Since the technology bubble burst three years ago, Nasdaq has suffered declining profits and revenues, lost trading volume and shelved plans to go public.
Wall Street's overall malaise has contributed to those woes, but the bigger problem has been competition from other electronic networks that route trades on their own computer platforms, eroding Nasdaq's market share of trading volume and its revenue from trading fees.
Electronic communications networks, called ECNs for short, such as Instinet and Archipelago, have become as serious rivals to Nasdaq as the New York Stock Exchange. While Nasdaq must fight the NYSE for stock listings, it has to fend off ECNs' attempts to steal trading volume share.
Because the NYSE has an auction-style trading floor where stock specialists match buyers and sellers, it doesn't compete with Nasdaq, which relies on electronic networks to handle transactions, when it comes to trading volume.
Technology, what Nasdaq has long boasted as its biggest asset, is what market experts say enabled ECNs to take market share during the bull market.
"The ECNs that entered the fray a few years ago had much more advanced technology than the Nasdaq. ... Because traders were able to access ECNs with much more speed in the boom years, that attracted much of the order flow over to ECNs, because the markets were moving so fast," said Rob Hegarty, a securities markets specialist at the Tower Group, of Nasdaq.
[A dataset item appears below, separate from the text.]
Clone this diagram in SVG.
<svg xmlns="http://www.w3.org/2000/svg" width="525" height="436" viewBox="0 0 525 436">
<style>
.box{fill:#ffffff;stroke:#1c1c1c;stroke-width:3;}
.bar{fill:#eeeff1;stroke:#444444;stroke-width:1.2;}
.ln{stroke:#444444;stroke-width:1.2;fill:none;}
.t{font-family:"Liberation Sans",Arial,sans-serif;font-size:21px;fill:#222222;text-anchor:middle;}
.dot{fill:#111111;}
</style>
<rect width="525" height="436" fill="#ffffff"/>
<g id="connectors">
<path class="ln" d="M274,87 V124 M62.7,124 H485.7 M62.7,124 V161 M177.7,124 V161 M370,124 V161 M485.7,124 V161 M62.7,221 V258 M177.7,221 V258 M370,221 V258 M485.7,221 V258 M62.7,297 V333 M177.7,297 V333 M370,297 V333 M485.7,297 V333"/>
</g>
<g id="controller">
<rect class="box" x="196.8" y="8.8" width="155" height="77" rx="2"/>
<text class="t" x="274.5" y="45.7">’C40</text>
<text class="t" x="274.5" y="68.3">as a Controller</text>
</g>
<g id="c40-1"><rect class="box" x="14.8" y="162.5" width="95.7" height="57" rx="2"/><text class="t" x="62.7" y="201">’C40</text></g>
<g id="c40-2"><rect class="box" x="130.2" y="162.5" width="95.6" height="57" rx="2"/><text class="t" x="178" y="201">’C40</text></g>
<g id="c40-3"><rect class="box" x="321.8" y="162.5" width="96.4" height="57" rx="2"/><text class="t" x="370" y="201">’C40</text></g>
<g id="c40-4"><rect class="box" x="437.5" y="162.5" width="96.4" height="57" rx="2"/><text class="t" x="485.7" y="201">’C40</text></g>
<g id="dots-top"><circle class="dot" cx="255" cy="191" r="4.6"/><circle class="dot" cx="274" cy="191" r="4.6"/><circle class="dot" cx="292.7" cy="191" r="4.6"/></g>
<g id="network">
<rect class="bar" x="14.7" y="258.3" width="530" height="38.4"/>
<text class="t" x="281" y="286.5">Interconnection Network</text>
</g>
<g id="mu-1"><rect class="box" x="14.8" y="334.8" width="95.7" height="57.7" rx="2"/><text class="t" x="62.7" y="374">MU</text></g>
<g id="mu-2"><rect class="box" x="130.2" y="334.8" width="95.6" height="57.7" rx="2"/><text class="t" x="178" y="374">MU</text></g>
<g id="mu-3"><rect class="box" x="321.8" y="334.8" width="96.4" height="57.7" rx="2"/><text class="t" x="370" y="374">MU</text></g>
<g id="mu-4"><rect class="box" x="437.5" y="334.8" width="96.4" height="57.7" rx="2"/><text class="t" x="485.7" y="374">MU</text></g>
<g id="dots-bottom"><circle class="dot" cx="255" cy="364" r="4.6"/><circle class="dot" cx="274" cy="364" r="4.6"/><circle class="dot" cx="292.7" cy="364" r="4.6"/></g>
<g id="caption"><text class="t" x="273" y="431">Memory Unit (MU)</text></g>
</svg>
ECNs claim about 45 percent of trades involving Nasdaq stocks, up from 12 percent in 1988, Hegarty said. Nasdaq thought it had the answer to lost market share when it launched a new trading platform, SuperMontage, in November, but so far, it hasn't brought volume back.
Just a few years ago, it seemed Nasdaq could do no wrong. Its high-profile composite index hit a stunning all-time high of 5,048.62 in March 2000.
Today, the index is trading about 72 percent below its high. And in a depressed stock market, few companies are going public, including Nasdaq itself.